▸ **WHAT IS EXPECTED**
Reproduce exactly the run of lines from the one containing "Clone this chart in Bokeh." through the one containing "10, 17, 11]". Pictures do not belong in the copy.

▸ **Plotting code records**
==============================
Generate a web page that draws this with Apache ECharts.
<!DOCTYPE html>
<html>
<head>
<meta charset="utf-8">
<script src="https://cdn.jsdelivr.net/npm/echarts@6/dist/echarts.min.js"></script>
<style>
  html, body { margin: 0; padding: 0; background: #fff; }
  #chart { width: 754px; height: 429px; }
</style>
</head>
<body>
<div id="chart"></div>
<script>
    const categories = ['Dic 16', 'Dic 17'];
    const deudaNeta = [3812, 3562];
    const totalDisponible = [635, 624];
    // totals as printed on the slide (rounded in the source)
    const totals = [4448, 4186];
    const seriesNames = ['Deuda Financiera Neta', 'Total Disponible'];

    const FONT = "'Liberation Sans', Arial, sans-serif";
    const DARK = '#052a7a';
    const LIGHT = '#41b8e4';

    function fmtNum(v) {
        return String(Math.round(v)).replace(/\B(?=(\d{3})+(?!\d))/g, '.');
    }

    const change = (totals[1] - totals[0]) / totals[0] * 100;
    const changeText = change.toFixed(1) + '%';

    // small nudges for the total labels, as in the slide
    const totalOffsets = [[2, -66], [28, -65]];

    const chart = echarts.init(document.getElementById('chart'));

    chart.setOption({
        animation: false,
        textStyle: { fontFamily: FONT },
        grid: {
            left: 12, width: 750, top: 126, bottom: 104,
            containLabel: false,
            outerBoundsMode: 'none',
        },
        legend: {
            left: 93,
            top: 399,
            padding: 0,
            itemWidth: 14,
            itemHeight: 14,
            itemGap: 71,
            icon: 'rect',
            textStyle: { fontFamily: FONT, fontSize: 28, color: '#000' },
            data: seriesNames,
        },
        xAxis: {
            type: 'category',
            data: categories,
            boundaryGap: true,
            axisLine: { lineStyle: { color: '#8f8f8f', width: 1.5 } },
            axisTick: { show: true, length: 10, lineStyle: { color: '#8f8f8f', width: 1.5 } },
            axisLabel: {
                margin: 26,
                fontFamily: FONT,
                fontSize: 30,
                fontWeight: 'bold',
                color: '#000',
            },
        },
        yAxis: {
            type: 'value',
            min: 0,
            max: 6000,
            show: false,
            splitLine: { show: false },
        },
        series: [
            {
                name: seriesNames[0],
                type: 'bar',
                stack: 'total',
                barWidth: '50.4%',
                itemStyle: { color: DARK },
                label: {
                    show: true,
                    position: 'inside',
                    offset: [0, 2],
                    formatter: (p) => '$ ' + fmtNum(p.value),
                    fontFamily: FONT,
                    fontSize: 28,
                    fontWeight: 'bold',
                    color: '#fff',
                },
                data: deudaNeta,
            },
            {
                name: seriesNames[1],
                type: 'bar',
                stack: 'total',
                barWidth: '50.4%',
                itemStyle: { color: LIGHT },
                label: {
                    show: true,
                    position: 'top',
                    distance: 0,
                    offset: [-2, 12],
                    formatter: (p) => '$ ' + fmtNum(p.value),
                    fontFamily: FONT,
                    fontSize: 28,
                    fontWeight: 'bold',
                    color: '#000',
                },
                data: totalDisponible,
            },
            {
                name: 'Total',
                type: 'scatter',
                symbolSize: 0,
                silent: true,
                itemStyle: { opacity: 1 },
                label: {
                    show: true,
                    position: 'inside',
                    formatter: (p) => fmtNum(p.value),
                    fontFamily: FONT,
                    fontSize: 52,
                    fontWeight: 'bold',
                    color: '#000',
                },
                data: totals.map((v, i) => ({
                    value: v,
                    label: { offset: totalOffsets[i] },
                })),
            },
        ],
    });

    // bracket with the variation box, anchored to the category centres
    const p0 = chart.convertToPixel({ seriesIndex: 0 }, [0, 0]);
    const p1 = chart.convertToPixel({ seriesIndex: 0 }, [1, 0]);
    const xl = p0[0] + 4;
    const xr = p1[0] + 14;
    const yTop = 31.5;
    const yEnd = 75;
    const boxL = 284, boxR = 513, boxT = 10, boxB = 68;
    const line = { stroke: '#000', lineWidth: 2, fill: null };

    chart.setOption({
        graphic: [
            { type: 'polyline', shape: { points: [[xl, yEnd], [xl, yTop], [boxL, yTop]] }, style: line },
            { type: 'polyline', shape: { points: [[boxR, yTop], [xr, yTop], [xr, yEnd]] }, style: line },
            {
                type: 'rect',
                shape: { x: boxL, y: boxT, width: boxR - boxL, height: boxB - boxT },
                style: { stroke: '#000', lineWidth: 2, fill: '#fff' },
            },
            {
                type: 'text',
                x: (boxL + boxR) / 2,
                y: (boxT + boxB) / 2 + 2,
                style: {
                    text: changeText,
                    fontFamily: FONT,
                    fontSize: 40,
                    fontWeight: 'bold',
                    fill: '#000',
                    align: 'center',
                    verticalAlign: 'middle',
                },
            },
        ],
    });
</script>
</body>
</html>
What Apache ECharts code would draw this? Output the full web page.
==============================
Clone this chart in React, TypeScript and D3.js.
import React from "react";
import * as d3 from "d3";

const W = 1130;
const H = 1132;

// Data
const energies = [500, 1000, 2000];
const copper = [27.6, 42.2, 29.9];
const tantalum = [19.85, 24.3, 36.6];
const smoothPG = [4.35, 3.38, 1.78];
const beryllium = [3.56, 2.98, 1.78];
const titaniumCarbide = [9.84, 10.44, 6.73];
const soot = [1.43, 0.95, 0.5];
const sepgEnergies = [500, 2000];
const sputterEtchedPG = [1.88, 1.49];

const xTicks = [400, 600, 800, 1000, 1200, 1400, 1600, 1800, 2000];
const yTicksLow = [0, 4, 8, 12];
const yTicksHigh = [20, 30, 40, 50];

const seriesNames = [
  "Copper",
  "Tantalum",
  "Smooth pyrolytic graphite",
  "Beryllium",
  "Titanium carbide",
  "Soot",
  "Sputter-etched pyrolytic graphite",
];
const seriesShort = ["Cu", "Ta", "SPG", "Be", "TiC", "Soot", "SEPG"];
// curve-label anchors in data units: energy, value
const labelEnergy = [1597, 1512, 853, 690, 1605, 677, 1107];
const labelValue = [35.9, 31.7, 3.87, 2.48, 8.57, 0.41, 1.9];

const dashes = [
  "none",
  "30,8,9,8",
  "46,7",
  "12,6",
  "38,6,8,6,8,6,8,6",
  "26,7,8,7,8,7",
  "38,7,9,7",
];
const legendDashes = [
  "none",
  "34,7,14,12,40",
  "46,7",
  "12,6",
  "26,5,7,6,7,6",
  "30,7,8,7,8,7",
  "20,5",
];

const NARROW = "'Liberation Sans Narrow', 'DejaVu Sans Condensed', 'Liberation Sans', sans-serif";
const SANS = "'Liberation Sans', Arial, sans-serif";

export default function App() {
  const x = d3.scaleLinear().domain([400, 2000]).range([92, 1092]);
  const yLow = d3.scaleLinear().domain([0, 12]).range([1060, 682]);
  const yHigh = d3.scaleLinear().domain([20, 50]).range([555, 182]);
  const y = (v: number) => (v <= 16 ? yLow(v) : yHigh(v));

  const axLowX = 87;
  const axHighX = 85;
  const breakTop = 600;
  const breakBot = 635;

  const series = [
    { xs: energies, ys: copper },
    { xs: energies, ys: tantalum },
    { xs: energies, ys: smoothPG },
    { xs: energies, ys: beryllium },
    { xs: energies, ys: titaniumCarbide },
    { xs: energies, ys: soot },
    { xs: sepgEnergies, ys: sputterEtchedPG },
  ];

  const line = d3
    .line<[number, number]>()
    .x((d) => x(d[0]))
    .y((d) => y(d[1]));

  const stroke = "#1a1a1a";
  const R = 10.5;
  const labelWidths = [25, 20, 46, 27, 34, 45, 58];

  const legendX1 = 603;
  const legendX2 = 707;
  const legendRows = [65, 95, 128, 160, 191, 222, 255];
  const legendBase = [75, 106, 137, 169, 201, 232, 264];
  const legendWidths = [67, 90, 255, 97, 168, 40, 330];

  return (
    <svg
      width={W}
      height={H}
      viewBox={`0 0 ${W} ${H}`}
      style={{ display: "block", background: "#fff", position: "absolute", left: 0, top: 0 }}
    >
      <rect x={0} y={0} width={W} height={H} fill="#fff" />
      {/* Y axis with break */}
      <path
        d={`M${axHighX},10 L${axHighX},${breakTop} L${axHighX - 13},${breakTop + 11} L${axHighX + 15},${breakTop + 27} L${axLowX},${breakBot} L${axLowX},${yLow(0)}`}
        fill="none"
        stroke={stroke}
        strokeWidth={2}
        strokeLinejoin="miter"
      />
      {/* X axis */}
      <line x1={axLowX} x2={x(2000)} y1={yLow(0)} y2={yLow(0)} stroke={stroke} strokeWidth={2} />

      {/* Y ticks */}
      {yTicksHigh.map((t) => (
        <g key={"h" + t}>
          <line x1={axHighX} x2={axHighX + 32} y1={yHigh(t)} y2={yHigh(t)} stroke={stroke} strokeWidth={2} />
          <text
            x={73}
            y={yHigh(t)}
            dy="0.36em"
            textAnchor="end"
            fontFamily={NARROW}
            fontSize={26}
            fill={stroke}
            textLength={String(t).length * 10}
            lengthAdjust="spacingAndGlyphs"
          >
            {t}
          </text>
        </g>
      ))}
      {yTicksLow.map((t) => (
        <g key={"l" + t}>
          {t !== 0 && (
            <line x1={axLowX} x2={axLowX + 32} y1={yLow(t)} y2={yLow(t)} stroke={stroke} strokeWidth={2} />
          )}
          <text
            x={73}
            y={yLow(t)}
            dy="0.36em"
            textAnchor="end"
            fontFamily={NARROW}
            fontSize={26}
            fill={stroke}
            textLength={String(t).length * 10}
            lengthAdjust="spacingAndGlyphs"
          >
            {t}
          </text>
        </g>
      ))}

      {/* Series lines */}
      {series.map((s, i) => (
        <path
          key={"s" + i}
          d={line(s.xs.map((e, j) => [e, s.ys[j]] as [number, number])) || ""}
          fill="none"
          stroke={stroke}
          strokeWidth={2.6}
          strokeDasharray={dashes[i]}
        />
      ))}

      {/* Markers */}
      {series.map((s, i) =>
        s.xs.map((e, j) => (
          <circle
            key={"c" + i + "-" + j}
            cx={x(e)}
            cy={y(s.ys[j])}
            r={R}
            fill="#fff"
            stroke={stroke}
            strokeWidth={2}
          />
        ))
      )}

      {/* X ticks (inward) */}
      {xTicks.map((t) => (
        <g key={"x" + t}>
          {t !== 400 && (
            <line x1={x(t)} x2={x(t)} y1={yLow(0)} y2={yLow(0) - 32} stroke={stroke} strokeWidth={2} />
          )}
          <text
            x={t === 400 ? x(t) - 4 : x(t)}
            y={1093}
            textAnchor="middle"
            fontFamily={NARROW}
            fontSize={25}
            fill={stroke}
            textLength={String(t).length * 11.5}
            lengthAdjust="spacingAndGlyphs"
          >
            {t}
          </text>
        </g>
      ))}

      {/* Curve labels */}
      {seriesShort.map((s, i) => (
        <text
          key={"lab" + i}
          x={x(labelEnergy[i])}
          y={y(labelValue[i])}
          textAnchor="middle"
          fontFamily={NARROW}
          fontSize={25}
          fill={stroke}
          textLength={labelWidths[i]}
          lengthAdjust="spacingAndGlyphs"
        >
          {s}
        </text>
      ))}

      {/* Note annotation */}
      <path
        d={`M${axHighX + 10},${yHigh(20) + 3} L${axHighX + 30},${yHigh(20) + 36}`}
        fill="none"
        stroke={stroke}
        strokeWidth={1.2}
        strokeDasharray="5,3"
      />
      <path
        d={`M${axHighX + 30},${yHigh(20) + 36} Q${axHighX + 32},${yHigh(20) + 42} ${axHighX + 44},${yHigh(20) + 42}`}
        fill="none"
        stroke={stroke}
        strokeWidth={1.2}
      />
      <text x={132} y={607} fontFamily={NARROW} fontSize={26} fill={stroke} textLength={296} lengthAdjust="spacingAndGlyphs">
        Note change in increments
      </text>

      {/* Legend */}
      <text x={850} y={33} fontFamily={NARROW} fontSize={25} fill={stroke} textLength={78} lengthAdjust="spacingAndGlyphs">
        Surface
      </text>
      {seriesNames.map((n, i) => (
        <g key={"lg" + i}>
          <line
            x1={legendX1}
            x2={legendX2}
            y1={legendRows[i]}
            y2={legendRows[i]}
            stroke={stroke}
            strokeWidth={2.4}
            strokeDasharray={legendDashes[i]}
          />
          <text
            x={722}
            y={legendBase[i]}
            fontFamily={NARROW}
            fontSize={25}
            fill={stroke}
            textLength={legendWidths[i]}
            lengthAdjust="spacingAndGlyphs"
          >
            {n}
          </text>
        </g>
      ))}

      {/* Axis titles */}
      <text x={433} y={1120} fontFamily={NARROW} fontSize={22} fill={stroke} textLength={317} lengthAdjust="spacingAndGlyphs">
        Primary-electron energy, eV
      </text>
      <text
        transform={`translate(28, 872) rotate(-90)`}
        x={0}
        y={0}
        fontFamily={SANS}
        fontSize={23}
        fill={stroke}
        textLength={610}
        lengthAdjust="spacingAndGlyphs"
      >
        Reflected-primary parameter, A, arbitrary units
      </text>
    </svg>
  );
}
==============================
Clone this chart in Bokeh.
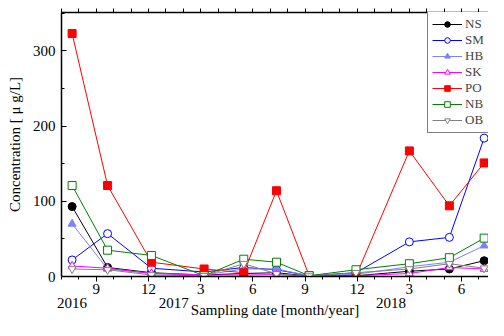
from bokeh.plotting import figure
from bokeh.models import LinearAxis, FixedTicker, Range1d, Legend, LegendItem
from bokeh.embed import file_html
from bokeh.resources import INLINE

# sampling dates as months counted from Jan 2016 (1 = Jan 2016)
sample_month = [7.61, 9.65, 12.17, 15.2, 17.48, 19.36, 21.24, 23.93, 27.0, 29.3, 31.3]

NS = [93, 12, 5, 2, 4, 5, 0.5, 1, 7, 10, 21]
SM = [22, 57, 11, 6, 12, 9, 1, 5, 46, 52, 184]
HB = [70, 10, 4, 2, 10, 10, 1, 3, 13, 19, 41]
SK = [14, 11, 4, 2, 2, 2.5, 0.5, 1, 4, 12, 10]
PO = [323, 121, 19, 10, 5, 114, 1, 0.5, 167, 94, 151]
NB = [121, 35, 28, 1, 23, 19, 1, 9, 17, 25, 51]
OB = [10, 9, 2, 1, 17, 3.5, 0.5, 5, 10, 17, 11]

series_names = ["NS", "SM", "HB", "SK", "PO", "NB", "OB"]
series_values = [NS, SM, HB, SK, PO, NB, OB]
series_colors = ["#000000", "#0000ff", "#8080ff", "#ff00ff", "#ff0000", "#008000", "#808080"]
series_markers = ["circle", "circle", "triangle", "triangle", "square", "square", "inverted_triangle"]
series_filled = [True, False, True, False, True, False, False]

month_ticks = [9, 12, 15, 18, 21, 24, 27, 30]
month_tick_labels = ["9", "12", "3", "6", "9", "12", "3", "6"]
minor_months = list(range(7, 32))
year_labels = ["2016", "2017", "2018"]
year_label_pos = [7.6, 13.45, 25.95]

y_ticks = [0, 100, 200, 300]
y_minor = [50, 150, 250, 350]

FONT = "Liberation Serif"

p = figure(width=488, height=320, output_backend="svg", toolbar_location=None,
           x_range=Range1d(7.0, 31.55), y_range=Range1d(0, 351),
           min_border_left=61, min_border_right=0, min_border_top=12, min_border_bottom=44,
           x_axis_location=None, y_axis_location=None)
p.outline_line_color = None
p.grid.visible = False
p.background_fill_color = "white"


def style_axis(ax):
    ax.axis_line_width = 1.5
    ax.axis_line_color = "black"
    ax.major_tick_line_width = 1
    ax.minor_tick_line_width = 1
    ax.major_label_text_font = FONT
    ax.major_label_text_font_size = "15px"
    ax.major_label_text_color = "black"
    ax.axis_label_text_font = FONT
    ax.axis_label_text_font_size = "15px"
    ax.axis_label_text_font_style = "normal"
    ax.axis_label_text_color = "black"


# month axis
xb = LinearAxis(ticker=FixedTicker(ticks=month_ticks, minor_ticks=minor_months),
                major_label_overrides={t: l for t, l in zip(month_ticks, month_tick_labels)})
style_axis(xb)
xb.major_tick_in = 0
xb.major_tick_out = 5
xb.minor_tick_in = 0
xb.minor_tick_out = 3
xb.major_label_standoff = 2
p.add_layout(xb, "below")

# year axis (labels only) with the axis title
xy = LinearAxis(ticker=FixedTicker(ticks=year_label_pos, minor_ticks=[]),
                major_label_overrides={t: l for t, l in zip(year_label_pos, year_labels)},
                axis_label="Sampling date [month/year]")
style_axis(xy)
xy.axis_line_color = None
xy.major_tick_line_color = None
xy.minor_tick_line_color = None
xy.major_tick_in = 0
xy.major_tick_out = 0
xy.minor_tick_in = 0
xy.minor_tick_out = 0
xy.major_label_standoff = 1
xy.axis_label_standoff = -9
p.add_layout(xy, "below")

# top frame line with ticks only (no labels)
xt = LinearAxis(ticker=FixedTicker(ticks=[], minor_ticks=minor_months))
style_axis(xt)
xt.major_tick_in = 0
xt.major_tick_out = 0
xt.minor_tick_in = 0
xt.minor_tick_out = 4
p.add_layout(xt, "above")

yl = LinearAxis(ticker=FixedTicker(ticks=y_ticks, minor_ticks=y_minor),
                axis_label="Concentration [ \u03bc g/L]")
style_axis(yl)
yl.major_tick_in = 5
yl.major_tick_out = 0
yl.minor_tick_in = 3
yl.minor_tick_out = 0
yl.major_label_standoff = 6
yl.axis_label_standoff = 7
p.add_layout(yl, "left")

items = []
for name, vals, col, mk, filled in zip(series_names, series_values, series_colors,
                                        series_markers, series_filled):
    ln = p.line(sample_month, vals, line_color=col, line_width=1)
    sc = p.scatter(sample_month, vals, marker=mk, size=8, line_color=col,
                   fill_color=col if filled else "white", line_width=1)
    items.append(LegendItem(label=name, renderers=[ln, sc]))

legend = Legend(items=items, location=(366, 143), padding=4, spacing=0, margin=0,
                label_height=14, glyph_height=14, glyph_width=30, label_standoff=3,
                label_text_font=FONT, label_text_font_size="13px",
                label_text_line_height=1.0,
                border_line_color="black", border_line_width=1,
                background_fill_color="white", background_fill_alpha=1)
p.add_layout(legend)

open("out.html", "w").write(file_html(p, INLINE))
==============================
▸ **WRITTEN RESPONSE**
Clone this chart in Bokeh.
from bokeh.plotting import figure
from bokeh.models import LinearAxis, FixedTicker, Range1d, Legend, LegendItem
from bokeh.embed import file_html
from bokeh.resources import INLINE

# sampling dates as months counted from Jan 2016 (1 = Jan 2016)
sample_month = [7.61, 9.65, 12.17, 15.2, 17.48, 19.36, 21.24, 23.93, 27.0, 29.3, 31.3]

NS = [93, 12, 5, 2, 4, 5, 0.5, 1, 7, 10, 21]
SM = [22, 57, 11, 6, 12, 9, 1, 5, 46, 52, 184]
HB = [70, 10, 4, 2, 10, 10, 1, 3, 13, 19, 41]
SK = [14, 11, 4, 2, 2, 2.5, 0.5, 1, 4, 12, 10]
PO = [323, 121, 19, 10, 5, 114, 1, 0.5, 167, 94, 151]
NB = [121, 35, 28, 1, 23, 19, 1, 9, 17, 25, 51]
OB = [10, 9, 2, 1, 17, 3.5, 0.5, 5, 10, 17, 11]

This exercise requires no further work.